* Information provided *
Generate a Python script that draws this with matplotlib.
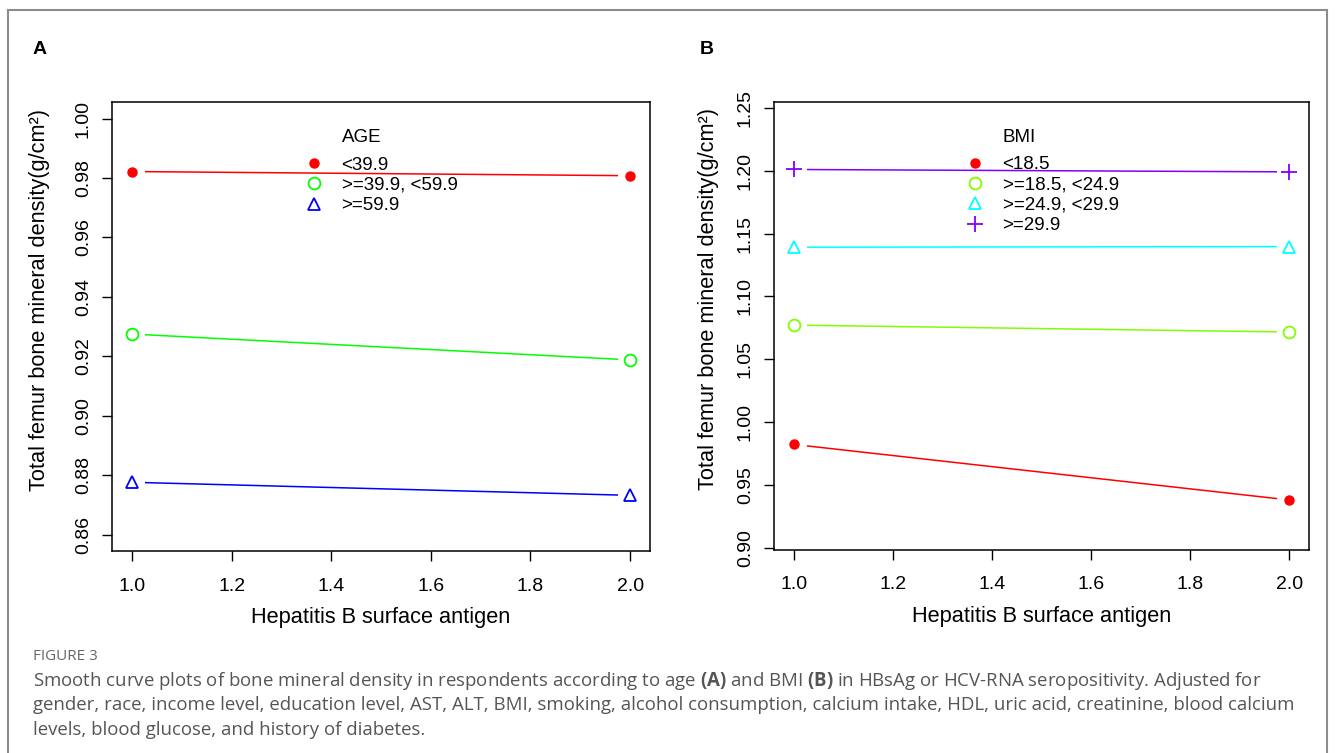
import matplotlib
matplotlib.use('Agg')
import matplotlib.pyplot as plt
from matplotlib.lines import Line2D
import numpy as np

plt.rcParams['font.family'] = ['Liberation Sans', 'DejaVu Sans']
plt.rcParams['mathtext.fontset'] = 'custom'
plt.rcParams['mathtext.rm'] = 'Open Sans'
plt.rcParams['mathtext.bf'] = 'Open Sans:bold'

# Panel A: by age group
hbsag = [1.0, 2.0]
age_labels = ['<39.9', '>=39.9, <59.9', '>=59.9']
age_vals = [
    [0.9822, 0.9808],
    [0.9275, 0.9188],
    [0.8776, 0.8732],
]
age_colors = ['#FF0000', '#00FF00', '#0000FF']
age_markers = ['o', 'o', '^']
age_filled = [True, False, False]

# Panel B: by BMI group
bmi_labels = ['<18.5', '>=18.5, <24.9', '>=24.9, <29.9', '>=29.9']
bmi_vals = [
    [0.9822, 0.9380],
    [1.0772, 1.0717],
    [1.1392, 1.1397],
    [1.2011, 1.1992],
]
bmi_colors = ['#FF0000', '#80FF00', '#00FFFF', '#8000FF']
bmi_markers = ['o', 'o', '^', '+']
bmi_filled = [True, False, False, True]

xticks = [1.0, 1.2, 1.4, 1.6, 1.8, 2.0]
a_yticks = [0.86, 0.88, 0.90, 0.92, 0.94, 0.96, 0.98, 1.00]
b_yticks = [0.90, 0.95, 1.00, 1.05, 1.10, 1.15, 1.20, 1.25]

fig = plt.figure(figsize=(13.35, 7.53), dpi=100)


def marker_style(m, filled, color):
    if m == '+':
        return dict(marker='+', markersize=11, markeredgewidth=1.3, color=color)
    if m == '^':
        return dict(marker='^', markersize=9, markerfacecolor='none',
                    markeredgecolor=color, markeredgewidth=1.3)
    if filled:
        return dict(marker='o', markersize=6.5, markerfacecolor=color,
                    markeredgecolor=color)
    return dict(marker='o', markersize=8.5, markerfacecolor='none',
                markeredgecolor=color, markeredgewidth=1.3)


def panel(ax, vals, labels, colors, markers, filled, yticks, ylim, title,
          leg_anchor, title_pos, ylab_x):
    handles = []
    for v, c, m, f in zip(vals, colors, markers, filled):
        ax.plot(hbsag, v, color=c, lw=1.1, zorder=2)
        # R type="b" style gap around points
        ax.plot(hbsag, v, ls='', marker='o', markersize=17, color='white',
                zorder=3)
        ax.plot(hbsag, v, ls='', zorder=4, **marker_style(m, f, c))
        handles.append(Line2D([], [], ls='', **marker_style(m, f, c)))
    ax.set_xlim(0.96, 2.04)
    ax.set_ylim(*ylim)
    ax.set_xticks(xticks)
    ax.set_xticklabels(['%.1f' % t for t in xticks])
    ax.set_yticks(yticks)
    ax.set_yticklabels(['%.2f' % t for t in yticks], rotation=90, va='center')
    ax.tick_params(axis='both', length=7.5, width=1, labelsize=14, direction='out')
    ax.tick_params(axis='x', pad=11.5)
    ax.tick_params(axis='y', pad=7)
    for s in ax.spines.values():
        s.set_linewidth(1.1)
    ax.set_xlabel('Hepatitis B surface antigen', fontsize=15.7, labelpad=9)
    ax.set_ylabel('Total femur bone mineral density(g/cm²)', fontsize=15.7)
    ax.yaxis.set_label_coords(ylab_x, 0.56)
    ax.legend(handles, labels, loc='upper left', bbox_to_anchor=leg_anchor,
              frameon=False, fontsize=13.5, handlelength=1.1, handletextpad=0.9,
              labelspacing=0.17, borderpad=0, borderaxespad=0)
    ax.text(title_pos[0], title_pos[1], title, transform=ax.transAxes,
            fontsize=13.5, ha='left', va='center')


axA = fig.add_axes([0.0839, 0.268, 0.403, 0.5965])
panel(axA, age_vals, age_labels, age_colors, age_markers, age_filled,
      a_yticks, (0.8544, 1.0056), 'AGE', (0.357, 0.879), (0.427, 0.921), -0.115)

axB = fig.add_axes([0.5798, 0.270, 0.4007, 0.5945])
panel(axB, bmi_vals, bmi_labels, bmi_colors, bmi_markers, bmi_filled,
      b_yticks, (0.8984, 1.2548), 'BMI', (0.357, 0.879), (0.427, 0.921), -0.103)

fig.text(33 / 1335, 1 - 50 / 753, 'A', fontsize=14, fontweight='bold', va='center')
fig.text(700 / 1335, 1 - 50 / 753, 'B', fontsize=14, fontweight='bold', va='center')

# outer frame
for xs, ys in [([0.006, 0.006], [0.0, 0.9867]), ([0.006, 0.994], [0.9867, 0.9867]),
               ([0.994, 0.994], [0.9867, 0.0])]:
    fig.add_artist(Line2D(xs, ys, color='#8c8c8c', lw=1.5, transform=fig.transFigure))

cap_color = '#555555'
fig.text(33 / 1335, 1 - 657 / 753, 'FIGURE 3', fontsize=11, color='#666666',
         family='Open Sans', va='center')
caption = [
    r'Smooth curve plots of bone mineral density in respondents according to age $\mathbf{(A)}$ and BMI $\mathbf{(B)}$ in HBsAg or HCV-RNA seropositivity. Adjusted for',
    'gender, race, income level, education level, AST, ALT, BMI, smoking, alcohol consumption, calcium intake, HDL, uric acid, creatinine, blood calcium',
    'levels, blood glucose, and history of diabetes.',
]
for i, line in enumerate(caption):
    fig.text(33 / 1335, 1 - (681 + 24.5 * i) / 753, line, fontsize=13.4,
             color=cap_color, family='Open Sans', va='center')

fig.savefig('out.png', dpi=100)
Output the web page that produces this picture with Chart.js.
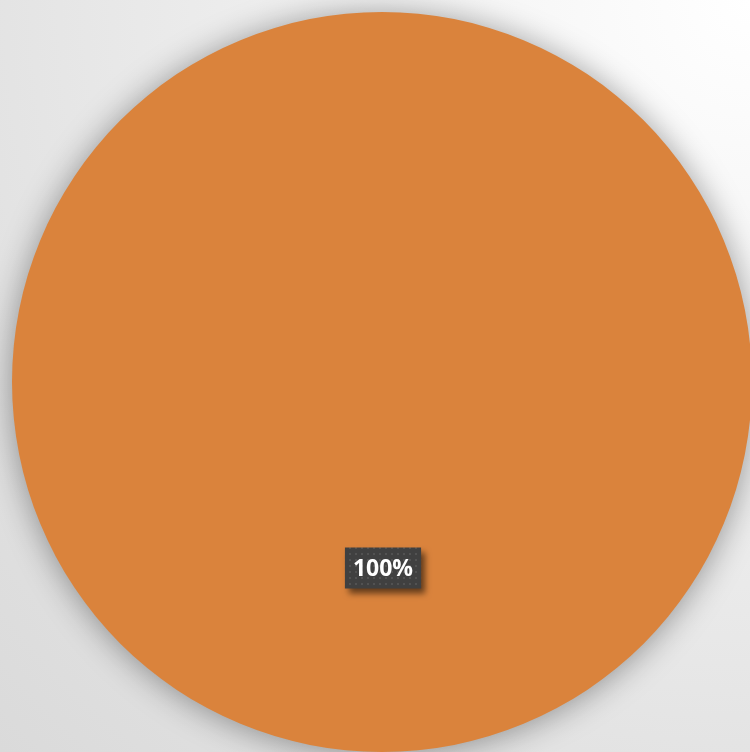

* Exercise objective *
Reproduce the entries above word for word. Pictures stay out.

* Result *
Generate a Python script that draws this with matplotlib.
import matplotlib
matplotlib.use('Agg')
import matplotlib.pyplot as plt
from matplotlib.lines import Line2D
import numpy as np

plt.rcParams['font.family'] = ['Liberation Sans', 'DejaVu Sans']
plt.rcParams['mathtext.fontset'] = 'custom'
plt.rcParams['mathtext.rm'] = 'Open Sans'
plt.rcParams['mathtext.bf'] = 'Open Sans:bold'

# Panel A: by age group
hbsag = [1.0, 2.0]
age_labels = ['<39.9', '>=39.9, <59.9', '>=59.9']
age_vals = [
    [0.9822, 0.9808],
    [0.9275, 0.9188],
    [0.8776, 0.8732],
]
age_colors = ['#FF0000', '#00FF00', '#0000FF']
age_markers = ['o', 'o', '^']
age_filled = [True, False, False]

# Panel B: by BMI group
bmi_labels = ['<18.5', '>=18.5, <24.9', '>=24.9, <29.9', '>=29.9']
bmi_vals = [
    [0.9822, 0.9380],
    [1.0772, 1.0717],
    [1.1392, 1.1397],
    [1.2011, 1.1992],
]
bmi_colors = ['#FF0000', '#80FF00', '#00FFFF', '#8000FF']
bmi_markers = ['o', 'o', '^', '+']
bmi_filled = [True, False, False, True]

xticks = [1.0, 1.2, 1.4, 1.6, 1.8, 2.0]
a_yticks = [0.86, 0.88, 0.90, 0.92, 0.94, 0.96, 0.98, 1.00]
b_yticks = [0.90, 0.95, 1.00, 1.05, 1.10, 1.15, 1.20, 1.25]

fig = plt.figure(figsize=(13.35, 7.53), dpi=100)


def marker_style(m, filled, color):
    if m == '+':
        return dict(marker='+', markersize=11, markeredgewidth=1.3, color=color)
    if m == '^':
        return dict(marker='^', markersize=9, markerfacecolor='none',
                    markeredgecolor=color, markeredgewidth=1.3)
    if filled:
        return dict(marker='o', markersize=6.5, markerfacecolor=color,
                    markeredgecolor=color)
    return dict(marker='o', markersize=8.5, markerfacecolor='none',
                markeredgecolor=color, markeredgewidth=1.3)


def panel(ax, vals, labels, colors, markers, filled, yticks, ylim, title,
          leg_anchor, title_pos, ylab_x):
    handles = []
    for v, c, m, f in zip(vals, colors, markers, filled):
        ax.plot(hbsag, v, color=c, lw=1.1, zorder=2)
        # R type="b" style gap around points
        ax.plot(hbsag, v, ls='', marker='o', markersize=17, color='white',
                zorder=3)
        ax.plot(hbsag, v, ls='', zorder=4, **marker_style(m, f, c))
        handles.append(Line2D([], [], ls='', **marker_style(m, f, c)))
    ax.set_xlim(0.96, 2.04)
    ax.set_ylim(*ylim)
    ax.set_xticks(xticks)
    ax.set_xticklabels(['%.1f' % t for t in xticks])
    ax.set_yticks(yticks)
    ax.set_yticklabels(['%.2f' % t for t in yticks], rotation=90, va='center')
    ax.tick_params(axis='both', length=7.5, width=1, labelsize=14, direction='out')
    ax.tick_params(axis='x', pad=11.5)
    ax.tick_params(axis='y', pad=7)
    for s in ax.spines.values():
        s.set_linewidth(1.1)
    ax.set_xlabel('Hepatitis B surface antigen', fontsize=15.7, labelpad=9)
    ax.set_ylabel('Total femur bone mineral density(g/cm²)', fontsize=15.7)
    ax.yaxis.set_label_coords(ylab_x, 0.56)
    ax.legend(handles, labels, loc='upper left', bbox_to_anchor=leg_anchor,
              frameon=False, fontsize=13.5, handlelength=1.1, handletextpad=0.9,
              labelspacing=0.17, borderpad=0, borderaxespad=0)
    ax.text(title_pos[0], title_pos[1], title, transform=ax.transAxes,
            fontsize=13.5, ha='left', va='center')


axA = fig.add_axes([0.0839, 0.268, 0.403, 0.5965])
panel(axA, age_vals, age_labels, age_colors, age_markers, age_filled,
      a_yticks, (0.8544, 1.0056), 'AGE', (0.357, 0.879), (0.427, 0.921), -0.115)

axB = fig.add_axes([0.5798, 0.270, 0.4007, 0.5945])
panel(axB, bmi_vals, bmi_labels, bmi_colors, bmi_markers, bmi_filled,
      b_yticks, (0.8984, 1.2548), 'BMI', (0.357, 0.879), (0.427, 0.921), -0.103)

fig.text(33 / 1335, 1 - 50 / 753, 'A', fontsize=14, fontweight='bold', va='center')
fig.text(700 / 1335, 1 - 50 / 753, 'B', fontsize=14, fontweight='bold', va='center')

# outer frame
for xs, ys in [([0.006, 0.006], [0.0, 0.9867]), ([0.006, 0.994], [0.9867, 0.9867]),
               ([0.994, 0.994], [0.9867, 0.0])]:
    fig.add_artist(Line2D(xs, ys, color='#8c8c8c', lw=1.5, transform=fig.transFigure))

cap_color = '#555555'
fig.text(33 / 1335, 1 - 657 / 753, 'FIGURE 3', fontsize=11, color='#666666',
         family='Open Sans', va='center')
caption = [
    r'Smooth curve plots of bone mineral density in respondents according to age $\mathbf{(A)}$ and BMI $\mathbf{(B)}$ in HBsAg or HCV-RNA seropositivity. Adjusted for',
    'gender, race, income level, education level, AST, ALT, BMI, smoking, alcohol consumption, calcium intake, HDL, uric acid, creatinine, blood calcium',
    'levels, blood glucose, and history of diabetes.',
]
for i, line in enumerate(caption):
    fig.text(33 / 1335, 1 - (681 + 24.5 * i) / 753, line, fontsize=13.4,
             color=cap_color, family='Open Sans', va='center')

fig.savefig('out.png', dpi=100)
Output the web page that produces this picture with Chart.js.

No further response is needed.